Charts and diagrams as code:

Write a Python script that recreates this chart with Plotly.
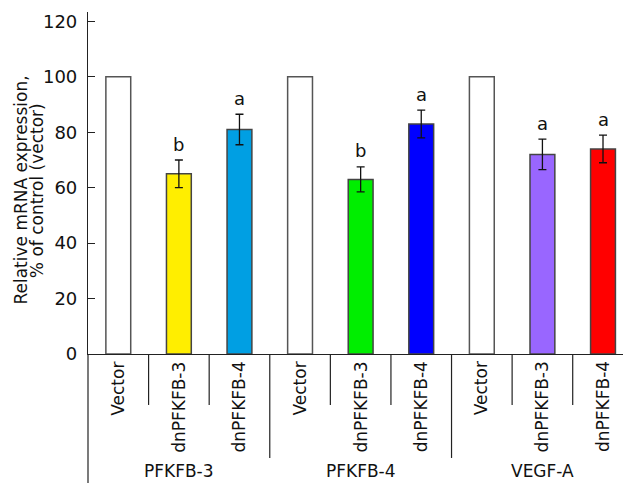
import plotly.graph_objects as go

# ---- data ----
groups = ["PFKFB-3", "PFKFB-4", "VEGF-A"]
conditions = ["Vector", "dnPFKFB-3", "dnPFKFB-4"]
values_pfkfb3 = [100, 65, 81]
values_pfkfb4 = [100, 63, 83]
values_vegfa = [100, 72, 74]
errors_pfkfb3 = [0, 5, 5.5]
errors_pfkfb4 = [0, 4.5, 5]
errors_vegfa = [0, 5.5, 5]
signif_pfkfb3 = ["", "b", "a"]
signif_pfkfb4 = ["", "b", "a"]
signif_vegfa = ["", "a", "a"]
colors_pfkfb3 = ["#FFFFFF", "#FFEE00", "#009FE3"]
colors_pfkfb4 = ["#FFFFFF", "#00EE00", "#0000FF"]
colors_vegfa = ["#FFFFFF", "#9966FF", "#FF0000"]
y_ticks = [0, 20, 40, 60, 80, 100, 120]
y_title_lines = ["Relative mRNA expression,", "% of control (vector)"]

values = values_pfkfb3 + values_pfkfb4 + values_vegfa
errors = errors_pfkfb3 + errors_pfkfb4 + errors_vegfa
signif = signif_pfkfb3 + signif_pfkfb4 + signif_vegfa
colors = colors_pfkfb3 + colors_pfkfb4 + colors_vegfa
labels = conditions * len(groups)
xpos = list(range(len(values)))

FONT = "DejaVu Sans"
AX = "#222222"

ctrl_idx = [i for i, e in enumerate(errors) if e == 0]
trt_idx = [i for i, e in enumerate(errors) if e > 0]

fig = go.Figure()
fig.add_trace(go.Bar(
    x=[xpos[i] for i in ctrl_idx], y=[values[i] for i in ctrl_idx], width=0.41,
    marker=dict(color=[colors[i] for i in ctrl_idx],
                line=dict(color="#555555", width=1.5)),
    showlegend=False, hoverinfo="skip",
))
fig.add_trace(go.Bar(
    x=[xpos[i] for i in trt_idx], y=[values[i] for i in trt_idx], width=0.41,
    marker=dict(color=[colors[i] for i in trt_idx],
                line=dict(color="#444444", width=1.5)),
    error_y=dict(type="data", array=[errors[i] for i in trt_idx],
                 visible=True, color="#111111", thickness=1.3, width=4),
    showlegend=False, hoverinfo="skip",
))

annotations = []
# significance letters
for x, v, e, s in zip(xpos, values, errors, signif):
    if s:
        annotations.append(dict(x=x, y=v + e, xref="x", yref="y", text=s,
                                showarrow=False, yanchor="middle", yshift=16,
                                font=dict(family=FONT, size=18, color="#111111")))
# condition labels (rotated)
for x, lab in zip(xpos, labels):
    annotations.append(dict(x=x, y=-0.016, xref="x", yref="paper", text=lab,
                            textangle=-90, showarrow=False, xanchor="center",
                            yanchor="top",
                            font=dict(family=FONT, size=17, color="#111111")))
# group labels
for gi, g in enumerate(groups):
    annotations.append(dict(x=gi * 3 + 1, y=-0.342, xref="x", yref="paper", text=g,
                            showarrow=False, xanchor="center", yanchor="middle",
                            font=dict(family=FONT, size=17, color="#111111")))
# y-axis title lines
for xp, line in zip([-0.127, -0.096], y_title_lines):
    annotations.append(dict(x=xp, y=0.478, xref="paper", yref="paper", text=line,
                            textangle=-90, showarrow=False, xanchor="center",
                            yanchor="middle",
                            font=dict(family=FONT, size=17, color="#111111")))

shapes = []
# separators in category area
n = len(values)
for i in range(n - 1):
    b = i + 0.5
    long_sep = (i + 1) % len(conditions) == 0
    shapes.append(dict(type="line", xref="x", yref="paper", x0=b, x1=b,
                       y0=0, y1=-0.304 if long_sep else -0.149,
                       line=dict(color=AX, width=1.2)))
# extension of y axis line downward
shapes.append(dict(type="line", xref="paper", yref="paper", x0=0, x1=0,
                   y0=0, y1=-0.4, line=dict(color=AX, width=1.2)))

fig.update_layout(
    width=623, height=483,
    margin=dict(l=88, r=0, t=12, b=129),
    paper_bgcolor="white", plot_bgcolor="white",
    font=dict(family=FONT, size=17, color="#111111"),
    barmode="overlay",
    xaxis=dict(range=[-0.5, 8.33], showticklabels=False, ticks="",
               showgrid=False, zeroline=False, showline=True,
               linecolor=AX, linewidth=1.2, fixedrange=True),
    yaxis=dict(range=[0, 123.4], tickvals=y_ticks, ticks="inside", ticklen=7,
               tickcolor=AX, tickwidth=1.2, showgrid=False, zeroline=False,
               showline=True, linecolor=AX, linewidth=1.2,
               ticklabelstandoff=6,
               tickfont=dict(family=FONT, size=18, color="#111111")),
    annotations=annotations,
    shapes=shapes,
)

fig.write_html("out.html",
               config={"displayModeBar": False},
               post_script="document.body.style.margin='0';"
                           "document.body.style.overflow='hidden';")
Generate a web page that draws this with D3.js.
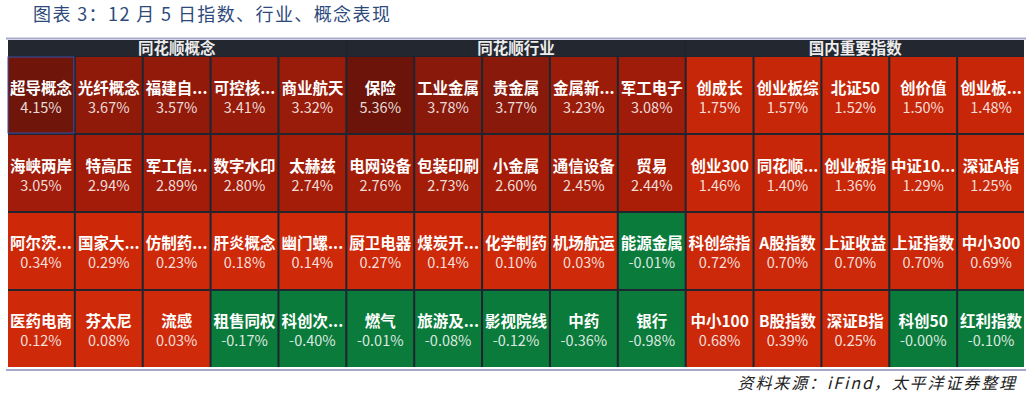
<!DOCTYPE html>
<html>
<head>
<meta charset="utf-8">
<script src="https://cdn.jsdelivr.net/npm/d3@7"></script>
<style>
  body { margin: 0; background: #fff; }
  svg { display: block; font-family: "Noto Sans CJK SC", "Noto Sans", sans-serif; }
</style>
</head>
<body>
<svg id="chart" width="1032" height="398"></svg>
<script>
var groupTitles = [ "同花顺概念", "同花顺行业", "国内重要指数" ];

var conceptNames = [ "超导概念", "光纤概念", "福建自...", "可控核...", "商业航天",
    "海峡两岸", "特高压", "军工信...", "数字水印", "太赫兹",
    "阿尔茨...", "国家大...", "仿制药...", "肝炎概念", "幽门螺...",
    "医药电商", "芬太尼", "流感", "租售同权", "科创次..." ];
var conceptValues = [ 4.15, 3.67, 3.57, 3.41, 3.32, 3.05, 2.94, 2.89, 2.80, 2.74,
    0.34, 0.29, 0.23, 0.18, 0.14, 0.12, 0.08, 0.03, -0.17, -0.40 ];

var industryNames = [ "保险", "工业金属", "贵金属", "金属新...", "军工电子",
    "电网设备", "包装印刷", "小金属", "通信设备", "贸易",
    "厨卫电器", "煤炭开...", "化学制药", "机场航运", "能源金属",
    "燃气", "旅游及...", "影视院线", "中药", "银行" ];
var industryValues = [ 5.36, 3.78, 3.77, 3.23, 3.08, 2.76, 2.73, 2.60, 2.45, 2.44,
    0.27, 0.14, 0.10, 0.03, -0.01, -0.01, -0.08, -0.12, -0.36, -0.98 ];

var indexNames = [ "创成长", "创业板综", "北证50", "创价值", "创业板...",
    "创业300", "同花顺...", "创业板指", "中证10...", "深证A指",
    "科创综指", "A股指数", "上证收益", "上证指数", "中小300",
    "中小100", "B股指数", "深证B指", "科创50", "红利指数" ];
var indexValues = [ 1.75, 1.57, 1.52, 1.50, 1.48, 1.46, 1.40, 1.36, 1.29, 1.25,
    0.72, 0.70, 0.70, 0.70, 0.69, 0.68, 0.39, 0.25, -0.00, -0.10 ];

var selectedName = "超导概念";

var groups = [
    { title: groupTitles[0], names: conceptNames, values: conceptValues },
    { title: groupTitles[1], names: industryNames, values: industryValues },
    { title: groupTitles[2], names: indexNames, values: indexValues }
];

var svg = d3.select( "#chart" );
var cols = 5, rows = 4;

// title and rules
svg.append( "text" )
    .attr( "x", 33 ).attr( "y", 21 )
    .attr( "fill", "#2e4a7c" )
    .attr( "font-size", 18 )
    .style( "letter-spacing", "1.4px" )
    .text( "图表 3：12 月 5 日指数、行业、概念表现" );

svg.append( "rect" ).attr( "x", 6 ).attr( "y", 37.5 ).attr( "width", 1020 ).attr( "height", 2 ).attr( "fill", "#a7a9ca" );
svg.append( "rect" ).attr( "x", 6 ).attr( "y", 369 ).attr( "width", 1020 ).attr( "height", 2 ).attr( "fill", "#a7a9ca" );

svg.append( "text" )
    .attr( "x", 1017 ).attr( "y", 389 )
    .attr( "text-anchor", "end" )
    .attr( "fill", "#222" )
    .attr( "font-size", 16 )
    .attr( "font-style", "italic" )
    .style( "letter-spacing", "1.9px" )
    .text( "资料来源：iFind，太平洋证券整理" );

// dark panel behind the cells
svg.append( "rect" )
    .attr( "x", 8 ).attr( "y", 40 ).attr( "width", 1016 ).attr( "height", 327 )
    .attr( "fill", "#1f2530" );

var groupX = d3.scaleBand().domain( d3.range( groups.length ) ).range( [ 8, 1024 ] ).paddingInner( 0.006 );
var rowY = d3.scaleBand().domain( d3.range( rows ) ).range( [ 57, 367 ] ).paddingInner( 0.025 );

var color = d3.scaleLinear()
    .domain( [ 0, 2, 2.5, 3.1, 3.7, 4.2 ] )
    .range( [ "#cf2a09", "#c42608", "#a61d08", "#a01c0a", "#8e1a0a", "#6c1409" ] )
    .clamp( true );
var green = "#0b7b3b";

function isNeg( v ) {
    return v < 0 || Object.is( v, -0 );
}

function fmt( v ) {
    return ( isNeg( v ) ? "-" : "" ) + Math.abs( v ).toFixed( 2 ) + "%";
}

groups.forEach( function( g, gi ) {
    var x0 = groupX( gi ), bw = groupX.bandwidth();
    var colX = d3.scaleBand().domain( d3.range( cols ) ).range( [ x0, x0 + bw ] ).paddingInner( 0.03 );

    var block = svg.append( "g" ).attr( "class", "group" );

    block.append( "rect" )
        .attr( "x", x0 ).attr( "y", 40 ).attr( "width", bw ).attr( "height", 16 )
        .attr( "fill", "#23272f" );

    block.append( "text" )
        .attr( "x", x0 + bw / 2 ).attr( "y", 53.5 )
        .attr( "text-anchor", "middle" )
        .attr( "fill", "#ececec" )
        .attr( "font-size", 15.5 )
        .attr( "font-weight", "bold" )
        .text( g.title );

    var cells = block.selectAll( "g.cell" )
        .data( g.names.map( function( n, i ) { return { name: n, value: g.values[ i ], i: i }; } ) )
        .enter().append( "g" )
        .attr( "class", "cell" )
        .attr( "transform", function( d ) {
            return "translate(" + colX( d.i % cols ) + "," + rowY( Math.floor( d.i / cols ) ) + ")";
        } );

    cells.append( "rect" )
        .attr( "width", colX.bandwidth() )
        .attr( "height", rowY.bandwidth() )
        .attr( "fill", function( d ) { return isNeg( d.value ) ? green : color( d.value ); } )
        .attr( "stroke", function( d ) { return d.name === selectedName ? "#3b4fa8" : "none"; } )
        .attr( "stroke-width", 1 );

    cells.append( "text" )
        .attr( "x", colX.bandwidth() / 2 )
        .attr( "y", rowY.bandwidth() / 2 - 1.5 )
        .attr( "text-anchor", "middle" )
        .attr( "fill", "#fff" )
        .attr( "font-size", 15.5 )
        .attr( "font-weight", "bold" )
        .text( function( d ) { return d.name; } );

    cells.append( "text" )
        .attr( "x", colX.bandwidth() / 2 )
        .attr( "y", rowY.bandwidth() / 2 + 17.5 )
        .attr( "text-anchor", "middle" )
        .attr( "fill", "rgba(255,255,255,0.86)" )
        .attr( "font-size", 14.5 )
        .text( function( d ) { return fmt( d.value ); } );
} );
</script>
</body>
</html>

> WHAT IS REQUIRED
Return, please, the exact lines from the beginning of the entries above through the line containing "import plotly.graph_objects as go", both included; pictures are left out.

> FULL OUTPUT
Write a Python script that recreates this chart with Plotly.
import plotly.graph_objects as go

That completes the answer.